Samhain is mentioned in some of the very earliest Irish literature, and was one of the four hugely important seasonal festivals along with ‘Imbolc’, ‘Beltane’ and ‘Lughnasadh’, also observed in Scotland and the Isle of Man with similar festivals in other Celtic hubs, in Wales, Cornwall and Brittany. Samhain was the time when cattle were brought back down from the summer pastures and when livestock were slaughtered for the winter. Samhain was also seen as a time when the door to the “Otherworld” opened enough for the souls of the dead, and other beings, to come into our world. These could be friends of foes, and while many set a place at their table for family members who had passed over, others took precautions against harmful spirits. The latter is generally thought to have inspired the custom of dressing up, ‘guising’ on the night of October 31st, to confuse or scare off a wandering evil spirit. Fairies were said to be able to steal humans on Samhain, and fairy mounds were out of bounds on that night. If people had to walk at night they would perhaps turn their clothes inside out or carry iron or salt to keep the bad fairies at bay.
Guising, or dis-guising is also the origin of today’s more Americanised ‘trick-or-treat’. In earlier centuries on October 31st children in Ireland and Scotland would go from door to door disguised and perform a simple task, sing a song or recite a poem in exchange for a treat – then perhaps fruit, nuts, today it’s more likely to be sweets, but the notion of playing a trick on someone who didn’t hand over anything wasn’t really common until much later.

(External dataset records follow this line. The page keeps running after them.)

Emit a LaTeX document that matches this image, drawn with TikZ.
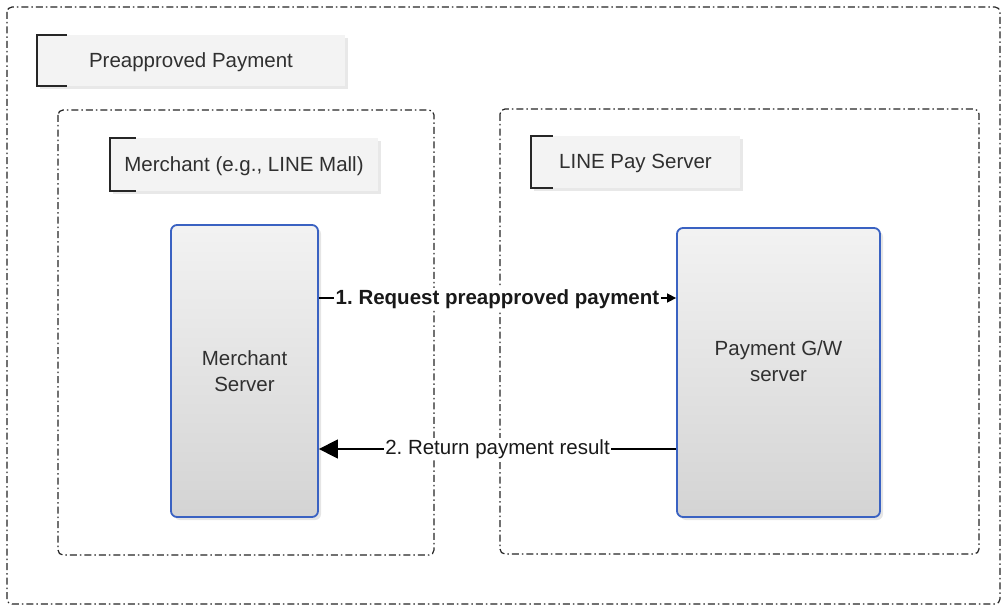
\documentclass[tikz,border=0pt]{standalone}
\usepackage{fontspec}
\setmainfont{Liberation Sans}
\usetikzlibrary{arrows.meta,shadows}
\definecolor{boxblue}{HTML}{3A62C2}
\definecolor{labelfill}{HTML}{F3F3F3}
\definecolor{txtgray}{HTML}{303030}
\begin{document}
\frenchspacing
\begin{tikzpicture}[x=1pt,y=-1pt,
  grp/.style={draw=black!85, line width=1.2pt, rounded corners=5pt,
    dash pattern=on 7pt off 3pt on 1.5pt off 3pt},
  titlebox/.style={fill=labelfill, draw=none, text=txtgray,
    font=\fontsize{20.5}{26}\selectfont, text depth=1pt,
    drop shadow={shadow xshift=3pt,shadow yshift=-3pt,opacity=0.18}},
  bracket/.style={draw=black!85, line width=1.6pt},
  srv/.style={draw=boxblue, line width=1.8pt, rounded corners=6pt,
    top color=white!95!black, bottom color=black!17,
    drop shadow={shadow xshift=3pt,shadow yshift=-3pt,opacity=0.2}},
  srvtext/.style={align=center, text=txtgray, font=\fontsize{20.5}{26}\selectfont},
  conn/.style={draw=black, line width=1.5pt},
  connlabel/.style={fill=white, inner sep=1.5pt, text=black!90,
    font=\fontsize{20.5}{26}\selectfont}
]
\useasboundingbox (0,0) rectangle (1003,607);
\fill[white] (0,0) rectangle (1003,607);

% group frames
\draw[grp] (7,7) rectangle (1000,604);
\draw[grp] (58,110) rectangle (434,555);
\draw[grp] (500,109) rectangle (979,554);

% title boxes
\node[titlebox, minimum width=308pt, minimum height=51pt] (t1) at (191,60.5) {Preapproved Payment};
\draw[bracket] ([xshift=30pt]t1.north west) -- (t1.north west) -- (t1.south west) -- ([xshift=30pt]t1.south west);

\node[titlebox, minimum width=268pt, minimum height=53pt] (t2) at (244,164.5) {Merchant (e.g., LINE Mall)};
\draw[bracket] ([xshift=26pt]t2.north west) -- (t2.north west) -- (t2.south west) -- ([xshift=26pt]t2.south west);

\node[titlebox, minimum width=209pt, minimum height=52pt] (t3) at (635.5,162) {LINE Pay Server};
\draw[bracket] ([xshift=22pt]t3.north west) -- (t3.north west) -- (t3.south west) -- ([xshift=22pt]t3.south west);

% servers
\node[srv, minimum width=147pt, minimum height=292pt] (ms) at (244.5,371) {};
\node[srvtext] (mst) at (ms.center) {Merchant\\Server};

\node[srv, minimum width=203pt, minimum height=289pt] (pg) at (778.5,372.5) {};
\node[srvtext] (pgt) at ([yshift=11pt]pg.center) {Payment G/W\\server};

% connectors
\coordinate (c1) at ([yshift=73pt]ms.east);
\coordinate (c2) at ([yshift=-76.5pt]pg.west);
\draw[conn, -{Triangle[length=9pt,width=9pt]}] (c1) -- (c1 -| pg.west)
  node[connlabel, midway, yshift=-1pt, font=\fontsize{20.5}{26}\selectfont\bfseries] {1. Request preapproved payment};
\draw[conn, -{Triangle[length=19pt,width=19pt]}] (c2) -- (c2 -| ms.east)
  node[connlabel, midway] {2. Return payment result};
\end{tikzpicture}
\end{document}
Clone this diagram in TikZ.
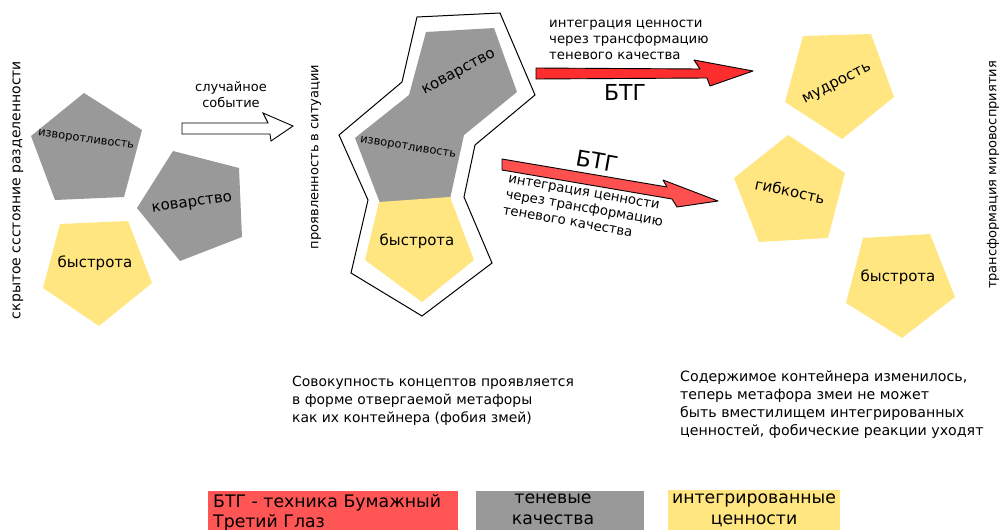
\documentclass[tikz,border=0pt]{standalone}
\usepackage{fontspec}
\setmainfont{DejaVu Sans}
\definecolor{shadowgray}{HTML}{999999}
\definecolor{valueyellow}{HTML}{FFE680}
\definecolor{btgred}{HTML}{FF5555}
\definecolor{arrowred}{HTML}{FF2E2E}
\definecolor{arrowredlight}{HTML}{FF5050}
\newcommand\fsz[2]{\fontsize{#1}{#2}\selectfont}
\tikzset{
  shadowq/.style={fill=shadowgray},
  valueq/.style={fill=valueyellow},
  petal/.style={inner sep=0pt, font=\fsz{15}{17}},
  smallpetal/.style={inner sep=0pt, font=\fsz{11.5}{13}},
  sidecap/.style={inner sep=0pt, rotate=90, font=\fsz{13}{15}},
  btg/.style={inner sep=0pt, font=\fsz{22}{24}},
  note/.style={inner sep=0pt, align=left, font=\fsz{13.3}{16}},
  caption/.style={inner sep=0pt, align=left, font=\fsz{14}{18}},
  legendtext/.style={inner sep=0pt, font=\fsz{17.3}{20.5}},
  redarrow/.style={draw=black, line width=0.9pt, line join=round},
}
\begin{document}
\begin{tikzpicture}[x=1pt,y=-1pt]
\useasboundingbox (0,0) rectangle (999,530);

% ---------- left group: hidden separated state ----------
\fill[shadowq] (84,93) -- (142,130) -- (124,197) -- (55,200) -- (31,136) -- cycle;
\fill[shadowq] (173,151) -- (239,168) -- (242,237) -- (180,261) -- (137,208) -- cycle;
\fill[valueq] (60,224) -- (128,221) -- (152,283) -- (99,326) -- (43,288) -- cycle;
\node[smallpetal, rotate=-8] (l1) at (86,140) {изворотливость};
\node[petal, rotate=8] (l2) at (192,204) {коварство};
\node[petal] (l3) at (95,263) {быстрота};

\node[sidecap, font=\fsz{14}{16}] (hidden) at (18,190) {скрытое ссстояние разделенности};
\node[sidecap] (manifest) at (316,157) {проявленность в ситуации};
\node[sidecap] (transform) at (993,175) {трансформация мировосприятия};

% random event arrow
\draw[line width=0.9pt, line join=miter, fill=white]
  (182,123) -- (268,123) -- (263,113) -- (293,126) -- (271,141) -- (270,134) -- (182,134) -- cycle;
\node[inner sep=0pt, align=center, font=\fsz{13}{16}] (event) at (231,95) {случайное\\событие};

% ---------- middle group: container ----------
\draw[line width=1pt, fill=white, line join=miter]
  (417,17) -- (500,13) -- (535,95) -- (475,145) -- (464,197) -- (492,263)
  -- (422,316) -- (351,273) -- (368,200) -- (339,135) -- (402,82) -- cycle;
% the two shadow qualities fused into one body
\fill[shadowq] (426,32) -- (494,28) -- (517,92) -- (464,135) -- (450,199)
  -- (380,203) -- (355,138) -- (409,95) -- cycle;
\fill[valueq] (379,202) -- (450,197) -- (474,260) -- (422,302) -- (365,260) -- cycle;
\node[petal, rotate=28] (m1) at (459,73) {коварство};
\node[smallpetal, rotate=-9] (m2) at (408,148) {изворотливость};
\node[petal] (m3) at (417,241) {быстрота};

% ---------- arrows: paper third eye technique ----------
\draw[redarrow, fill=arrowred]
  (536,68) -- (700,69) -- (694,60) -- (753,71) -- (710,86) -- (707,78) -- (536,79) -- cycle;
\node[note, anchor=north west] (topnote) at (549,20) {интеграция ценности\\через трансформацию\\теневого качества};
\node[btg] (btgtop) at (625,92) {БТГ};

\draw[redarrow, fill=arrowredlight]
  (502,159) -- (667,187) -- (663,180) -- (718,201) -- (677,207) -- (672,199) -- (502,170) -- cycle;
\node[btg, rotate=-10] (btgbottom) at (597,161) {БТГ};
\node[note, anchor=north west, rotate=-10] (bottomnote) at (509,175) {интеграция ценности\\через трансформацию\\теневого качества};

% ---------- right group: integrated values ----------
\fill[valueq] (803,36) -- (871,34) -- (894,97) -- (842,139) -- (785,102) -- cycle;
\fill[valueq] (788,135) -- (845,173) -- (828,238) -- (759,242) -- (734,178) -- cycle;
\fill[valueq] (863,238) -- (930,234) -- (955,297) -- (902,338) -- (846,303) -- cycle;
\node[petal, rotate=27] (r1) at (837,84) {мудрость};
\node[petal, rotate=-12] (r2) at (790,191) {гибкость};
\node[petal] (r3) at (898,277) {быстрота};

% ---------- captions ----------
\node[caption, font=\fsz{13.9}{18}, anchor=north west] (capleft) at (292,376)
  {Совокупность концептов проявляется\\в форме отвергаемой метафоры\\как их контейнера (фобия змей)};
\node[caption, font=\fsz{14.2}{18}, anchor=north west] (capright) at (680,371)
  {Содержимое контейнера изменилось,\\теперь метафора змеи не может\\быть вместилищем интегрированных\\ценностей, фобические реакции уходят};

% ---------- legend ----------
\fill[btgred] (208,491) rectangle (458,531);
\fill[shadowgray] (476,491) rectangle (644,531);
\fill[valueyellow] (668,490) rectangle (840,531);
\node[legendtext, align=left, anchor=north west] (legbtg) at (213,494) {БТГ - техника Бумажный\\Третий Глаз};
\node[legendtext, align=center, anchor=north] (legshadow) at (553,494) {теневые\\качества};
\node[legendtext, align=center, anchor=north] (legvalue) at (754,494) {интегрированные\\ценности};
\end{tikzpicture}
\end{document}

Turnip lanterns, the precursor of the pumpkin jack-o-lantern so common today, with faces carved into them, were common at Samhain in the 19th century in parts of Ireland and the Scottish Highlands. The purpose of these lanterns may have been threefold. They may have been used to light one’s way while outside on Samhain night; to represent the spirits and otherworldly beings; and/or to protect oneself and one’s home from them. Some have suggested that there were often set on windowsills to keep the spirits out of one’s home. However, others suggest that they originated with All Saints/All Souls and that they represented Christian souls in purgatory. It is generally believed that, as with many traditions that crossed during periods of mass immigration from Ireland and Great Britain to the Americas in the 19th and early 20th century, the traditional carved turnip was replaced by the pumpkin as they were more plentiful and easier to carve.
There are some traditional foods that are still served in Irish households on Halloween night. Barmbrack is a fruit cake with various objects baked into it, each with a different meaning for the person who is lucky or unlucky enough to receive that particular slice. A dried pea means you won’t marry this year, a stick means your marriage will be unhappy – your spouse will beat you, a piece of cloth mean bad luck or poverty, a small coin signifies good fortune and wealth and a ring means you will wed within the year.
Colcannon was another Irish favourite, made from mashed potatoes and kale (or cabbage), and could contain other ingredients such as scallions or spring onions, leeks, onions and chives. This would often be eaten with boiled ham.
Carmel apples, or toffee apples, apples covered in a hard toffee coating and placed on a stick, are another treat though these days are not specifically associated with Halloween.
Obviously nowadays there is a whole industry surrounding the commerical version of Halloween which produces sweets of all shapes, sizes and colours, even down to pre-pacakged Halloween sweet boxes in large supermarkets, including here in Spain.